When she stumbles across the ad, she’s looking for something else completely. But it seems like too good an opportunity to miss—a live-in nannying post, with a staggeringly generous salary. And when Rowan Caine arrives at Heatherbrae House, she is smitten—by the luxurious “smart” home fitted out with all modern conveniences, by the beautiful Scottish Highlands, and by this picture-perfect family.

What she doesn’t know is that she’s stepping into a nightmare—one that will end with a child dead and herself in prison awaiting trial for murder.

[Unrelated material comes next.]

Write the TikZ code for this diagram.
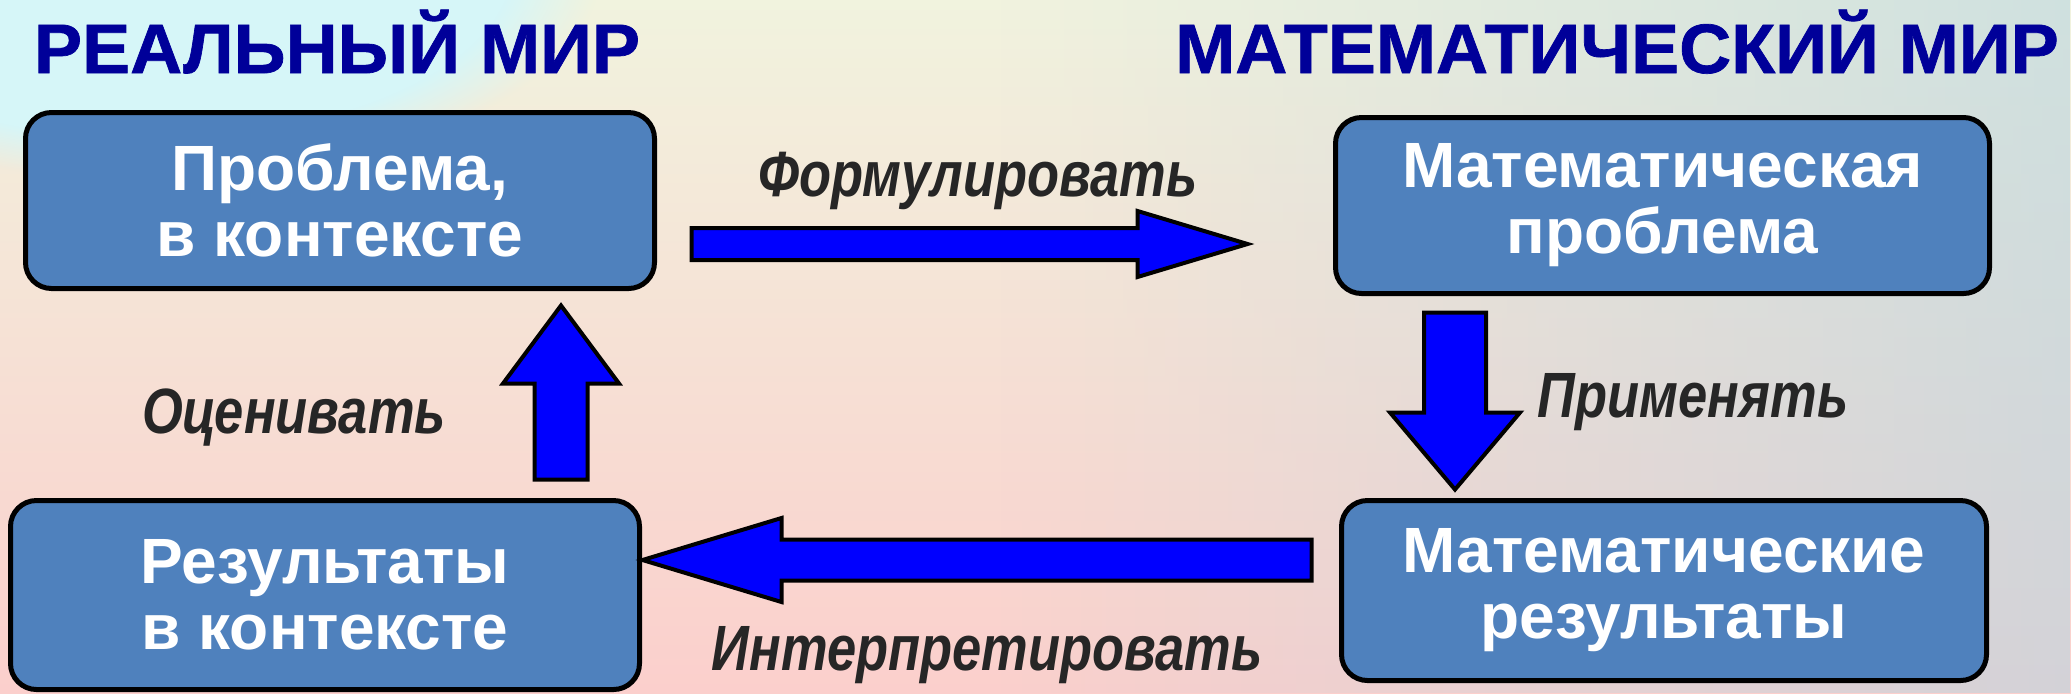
\documentclass[tikz,border=0pt]{standalone}
\usepackage{fontspec}
\setmainfont{Liberation Sans}
\newfontfamily\titrefont[FakeStretch=1.03,FakeBold=1]{Liberation Sans}
\newfontfamily\verbefont[FakeStretch=0.82]{Liberation Sans}
\usetikzlibrary{calc,fadings}

\definecolor{bleuboite}{HTML}{4F81BD}
\definecolor{bleufleche}{HTML}{0000FF}
\definecolor{bleutitre}{HTML}{000099}
\definecolor{grisverbe}{HTML}{262626}
\definecolor{fondhaut}{HTML}{F1F3DE}
\definecolor{fondmilieu}{HTML}{F8E8D3}
\definecolor{fondbas}{HTML}{FBCFCC}
\definecolor{fondbleu}{HTML}{B9D5E0}
\definecolor{fondcyan}{HTML}{D6F6F8}

\tikzstyle{boite}=[rectangle,rounded corners=13pt,draw=black,line width=2.5pt,fill=bleuboite,text=white,align=center,font=\fontsize{32}{33}\selectfont\bfseries]
\tikzstyle{titre}=[anchor=base,text=bleutitre,font=\titrefont\fontsize{35}{38}\selectfont\bfseries]
\tikzstyle{verbe}=[anchor=base,text=grisverbe,font=\verbefont\fontsize{32}{34}\selectfont\bfseries\itshape]
\tikzstyle{fleche}=[draw=black,fill=bleufleche,line width=2pt,miter limit=20]

% grosse fleche : depart, arrivee, demi-corps, demi-pointe, longueur pointe
\newcommand{\flechebloc}[5]{%
  \coordinate (talon) at ($(#2)!#5!(#1)$);
  \path[fleche] ($(#1)!#3!90:(#2)$) -- ($(talon)!#3!-90:(#1)$) -- ($(talon)!#4!-90:(#1)$) -- (#2)
    -- ($(talon)!#4!90:(#1)$) -- ($(talon)!#3!90:(#1)$) -- ($(#1)!#3!-90:(#2)$) -- cycle;}

\begin{document}
\begin{tikzpicture}[x=0.5pt,y=-0.5pt]

\useasboundingbox (0,0) rectangle (2071,693);
% fond
\shade[top color=fondhaut,middle color=fondmilieu,bottom color=fondbas] (0,0) rectangle (2071,693);
\fill[fondbleu,fill opacity=0.6,path fading=west] (1000,0) rectangle (2071,693);
\fill[fondcyan,path fading=circle with fuzzy edge 20 percent] (-300,-250) rectangle (600,180);

\node[titre] (reel) at (337,73) {РЕАЛЬНЫЙ МИР};
\node[titre] (math) at (1617,73) {МАТЕМАТИЧЕСКИЙ МИР};

\node[boite,minimum width=314.5pt,minimum height=88pt] (pb) at (340,200.5) {Проблема,\\в контексте};
\node[boite,minimum width=327pt,minimum height=88pt] (mpb) at (1662.5,205.5) {Математическая\\проблема};
\node[boite,minimum width=314.5pt,minimum height=94.5pt] (res) at (325,595) {Результаты\\в контексте};
\node[boite,minimum width=322.5pt,minimum height=90pt] (mres) at (1664,590.5) {Математические\\результаты};

\coordinate (f1) at ($(pb.east)+(34.5,43.5)$);
\coordinate (f2) at ($(mpb.west)+(-85.5,38.5)$);
\coordinate (a1) at ($(mpb.south)+(-207.5,16.5)$);
\coordinate (a2) at ($(mres.north)+(-209,-8.5)$);
\coordinate (i1) at ($(mres.west)+(-27.5,-30.5)$);
\coordinate (i2) at ($(res.east)+(0.5,-35)$);
\coordinate (e1) at ($(res.north)+(236,-18.5)$);
\coordinate (e2) at ($(pb.south)+(221,14.5)$);

\flechebloc{f1}{f2}{8pt}{16.5pt}{55pt}
\flechebloc{a1}{a2}{15.5pt}{32.5pt}{38.5pt}
\flechebloc{i1}{i2}{10.25pt}{21pt}{69.5pt}
\flechebloc{e1}{e2}{13.25pt}{29pt}{39pt}

\node[verbe] (formuler) at (978,196) {Формулировать};
\node[verbe] (appliquer) at (1693,417) {Применять};
\node[verbe] (interpreter) at (987,670) {Интерпретировать};
\node[verbe] (evaluer) at (294,433) {Оценивать};

\end{tikzpicture}
\end{document}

Writing to her lawyer from prison, she struggles to explain the unravelling events that led to her incarceration. It wasn’t just the constant surveillance from the cameras installed around the house, or the malfunctioning technology that woke the household with booming music, or turned the lights off at the worst possible time. It wasn’t just the girls, who turned out to be a far cry from the immaculately behaved model children she met at her interview. It wasn’t even the way she was left alone for weeks at a time, with no adults around apart from the enigmatic handyman, Jack Grant.

It was everything.

She knows she’s made mistakes. She admits that she lied to obtain the post, and that her behavior toward the children wasn’t always ideal. She’s not innocent, by any means. But, she maintains, she’s not guilty—at least not of murder. Which means someone else is.

Full of spellbinding menace and told in Ruth Ware’s signature suspenseful style, The Turn of the Key is an unputdownable thriller from the Agatha Christie of our time.